SET TASK:
The lines to extract run from the first line of the material below to the line containing "120, 130, 140]", both included; leave the pictures behind.

STORED DATA:

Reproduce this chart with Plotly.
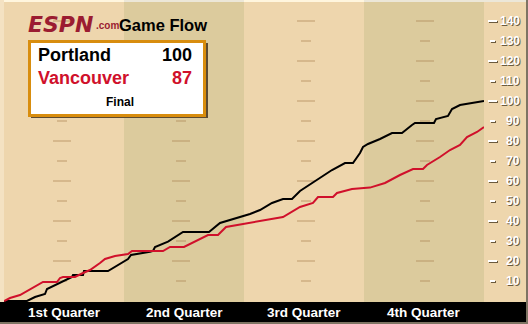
import plotly.graph_objects as go

# ---------------- data ----------------
teams = ["Portland", "Vancouver"]
final_scores = [100, 87]
status = "Final"
quarters = ["1st Quarter", "2nd Quarter", "3rd Quarter", "4th Quarter"]
y_ticks = [10, 20, 30, 40, 50, 60, 70, 80, 90, 100, 110, 120, 130, 140]

# game time (minutes elapsed) and running score
portland_t = [0, 2.3, 3.1, 3.9, 4.1, 4.3, 6.8, 6.9, 7.9, 8.0, 10.4, 12.4, 12.7, 14.6, 14.9, 15.1,
              16.4, 17.9, 20.5, 21.6, 23.6, 24.6, 25.6, 26.8, 27.9, 28.8, 29.6, 31.1, 32.8, 34.1,
              34.9, 35.6, 35.9, 36.4, 37.6, 38.8, 39.8, 40.8, 41.1, 43.0, 43.2, 44.4, 44.8, 45.6,
              47.4, 48.0]
portland_s = [0, 0, 2, 3, 3.5, 6, 12, 13, 13, 15, 15, 21, 23, 24.6, 25, 27,
              29.7, 34.5, 34.5, 39, 42, 43.5, 45.5, 49, 51, 51, 55, 60, 65.5, 69,
              69, 74, 77, 78.5, 81, 84, 84, 88, 89, 89, 91, 92.5, 96, 98,
              99.7, 100]

vancouver_t = [0, 0.6, 1.6, 2.6, 3.3, 3.9, 5.3, 5.6, 5.9, 7.1, 7.9, 8.6, 9.6, 10.1, 11.1, 12.4,
               12.8, 15.9, 16.6, 18.0, 20.4, 21.4, 22.2, 24.6, 26.6, 27.9, 29.6, 30.9, 31.4, 32.9,
               33.3, 34.8, 36.6, 38.1, 39.6, 40.9, 41.9, 42.3, 43.6, 44.6, 45.6, 46.3, 47.3, 48.0]
vancouver_s = [0, 1.5, 3, 6, 8, 9.5, 9.5, 11.5, 12, 12, 14, 15.5, 19, 21, 22.5, 23.5,
               25, 25, 27, 27, 33, 33, 37, 39, 41, 42, 47, 49, 52, 52,
               54, 56, 56.7, 59, 63, 66, 66, 68, 72, 75.5, 78, 82, 84.5, 87]

# ---------------- style ----------------
W, H = 528, 324
LIGHT = "#EED6AD"
DARK = "#DCCB9D"
RED = "#D0102B"
LOGO_RED = "#9B1C31"
SANS = "Liberation Sans, Arial, sans-serif"
PLOT_L, PLOT_R, PLOT_T, PLOT_B = 4, 484, 2, 302


def px(x):
    return x / W


def py(y):
    return 1 - y / H


fig = go.Figure()
fig.add_trace(go.Scatter(x=portland_t, y=portland_s, mode="lines",
                         line=dict(color="#000000", width=2), hoverinfo="skip"))
fig.add_trace(go.Scatter(x=vancouver_t, y=vancouver_s, mode="lines",
                         line=dict(color=RED, width=2), hoverinfo="skip"))

shapes = []
# quarter bands
for q in range(4):
    col = LIGHT if q % 2 == 0 else DARK
    shapes.append(dict(type="rect", xref="x", yref="paper", x0=q * 12, x1=(q + 1) * 12,
                       y0=py(PLOT_B), y1=py(PLOT_T), fillcolor=col, line=dict(width=0), layer="below"))
    top = "#FFF6DE" if q % 2 == 0 else "#ECE7D8"
    shapes.append(dict(type="rect", xref="x", yref="paper", x0=q * 12, x1=(q + 1) * 12,
                       y0=py(PLOT_T), y1=1, fillcolor=top, line=dict(width=0), layer="below"))
# top strip over axis area and left edge
shapes.append(dict(type="rect", xref="paper", yref="paper", x0=px(PLOT_R), x1=1, y0=py(2), y1=1,
                   fillcolor="#ECE7D8", line=dict(width=0), layer="below"))
shapes.append(dict(type="rect", xref="paper", yref="paper", x0=0, x1=px(PLOT_L), y0=0, y1=1,
                   fillcolor="#F4E2C2", line=dict(width=0), layer="below"))

# faint grid dashes in the middle of each quarter
dash_centers = [62, 181, 306, 425]
for cx in dash_centers:
    for v in y_ticks:
        half = 9 if v % 20 == 0 else 5
        shapes.append(dict(type="line", xref="x", yref="y",
                           x0=(cx - half - PLOT_L) / 10, x1=(cx + half - PLOT_L) / 10,
                           y0=v, y1=v, line=dict(color="rgba(170,130,80,0.35)", width=2), layer="below"))

# right axis ticks (with shadow)
for v in y_ticks:
    x0, x1 = (488, 497) if v % 20 == 0 else (490, 495)
    for dx, col in ((1, "#6B5A3E"), (0, "#FFFFFF")):
        shapes.append(dict(type="line", xref="paper", yref="y",
                           x0=px(x0 + dx), x1=px(x1 + dx), y0=v - dx * 0.5, y1=v - dx * 0.5,
                           line=dict(color=col, width=2), layer="above"))

# bottom black bar and frame
shapes.append(dict(type="rect", xref="paper", yref="paper", x0=0, x1=1, y0=py(324), y1=py(322),
                   fillcolor="#7E7463", line=dict(width=0), layer="above"))
shapes.append(dict(type="rect", xref="paper", yref="paper", x0=0, x1=px(526), y0=py(322), y1=py(PLOT_B),
                   fillcolor="#000000", line=dict(width=0), layer="above"))
shapes.append(dict(type="rect", xref="paper", yref="paper", x0=px(526), x1=1, y0=0, y1=1,
                   fillcolor="#7E7463", line=dict(width=0), layer="above"))

# score box: shadow, then white box with orange border
shapes.append(dict(type="rect", xref="paper", yref="paper", x0=px(31), x1=px(208), y0=py(118), y1=py(43),
                   fillcolor="#5C4B32", line=dict(width=0), layer="above"))
shapes.append(dict(type="rect", xref="paper", yref="paper", x0=px(29.5), x1=px(204.5), y0=py(115.5), y1=py(41.5),
                   fillcolor="#FFFFFF", line=dict(color="#D88D0E", width=3), layer="above"))

ann = []
# right axis labels with shadow
for v in y_ticks:
    for dx, col in ((1, "#6B5A3E"), (0, "#FFFFFF")):
        ann.append(dict(xref="paper", yref="y", x=px(522 + dx), y=v - dx * 0.5, text=str(v),
                        xanchor="right", yanchor="middle", showarrow=False,
                        font=dict(family=SANS, size=12, color=col, weight="bold")))
# quarter labels
for q, lab in enumerate(quarters):
    ann.append(dict(xref="x", yref="paper", x=q * 12 + 6, y=py(312.5), text=lab,
                    xanchor="center", yanchor="middle", showarrow=False,
                    font=dict(family=SANS, size=13.5, color="#FFFFFF", weight="bold")))
# header
ann.append(dict(xref="paper", yref="paper", x=px(26), y=py(24), text="<i>ESPN</i>",
                xanchor="left", yanchor="middle", showarrow=False,
                font=dict(family="DejaVu Sans", size=22, color=LOGO_RED, weight="bold")))
ann.append(dict(xref="paper", yref="paper", x=px(94), y=py(33), text=".com",
                xanchor="left", yanchor="bottom", showarrow=False,
                font=dict(family=SANS, size=10, color=LOGO_RED, weight="bold")))
ann.append(dict(xref="paper", yref="paper", x=px(117), y=py(25), text="Game Flow",
                xanchor="left", yanchor="middle", showarrow=False,
                font=dict(family=SANS, size=16.5, color="#000000", weight="bold")))
# score box text
for i, (tm, sc, col) in enumerate(zip(teams, final_scores, ["#000000", RED])):
    yc = 55 + i * 22.5
    ann.append(dict(xref="paper", yref="paper", x=px(36), y=py(yc), text=tm,
                    xanchor="left", yanchor="middle", showarrow=False,
                    font=dict(family=SANS, size=18, color=col, weight="bold")))
    ann.append(dict(xref="paper", yref="paper", x=px(194), y=py(yc), text=str(sc),
                    xanchor="right", yanchor="middle", showarrow=False,
                    font=dict(family=SANS, size=18, color=col, weight="bold")))
ann.append(dict(xref="paper", yref="paper", x=px(120), y=py(102), text=status,
                xanchor="center", yanchor="middle", showarrow=False,
                font=dict(family=SANS, size=12, color="#000000", weight="bold")))

fig.update_layout(
    width=W, height=H, margin=dict(l=0, r=0, t=0, b=0),
    paper_bgcolor=LIGHT, plot_bgcolor="rgba(0,0,0,0)",
    showlegend=False,
    xaxis=dict(domain=[px(PLOT_L), px(PLOT_R)], range=[0, 48], visible=False, fixedrange=True),
    yaxis=dict(domain=[py(PLOT_B), py(PLOT_T)], range=[-0.5, 149.5], visible=False, fixedrange=True),
    shapes=shapes, annotations=ann,
)

fig.write_html("out.html")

THE SOLUTION:
Reproduce this chart with Plotly.
import plotly.graph_objects as go

# ---------------- data ----------------
teams = ["Portland", "Vancouver"]
final_scores = [100, 87]
status = "Final"
quarters = ["1st Quarter", "2nd Quarter", "3rd Quarter", "4th Quarter"]
y_ticks = [10, 20, 30, 40, 50, 60, 70, 80, 90, 100, 110, 120, 130, 140]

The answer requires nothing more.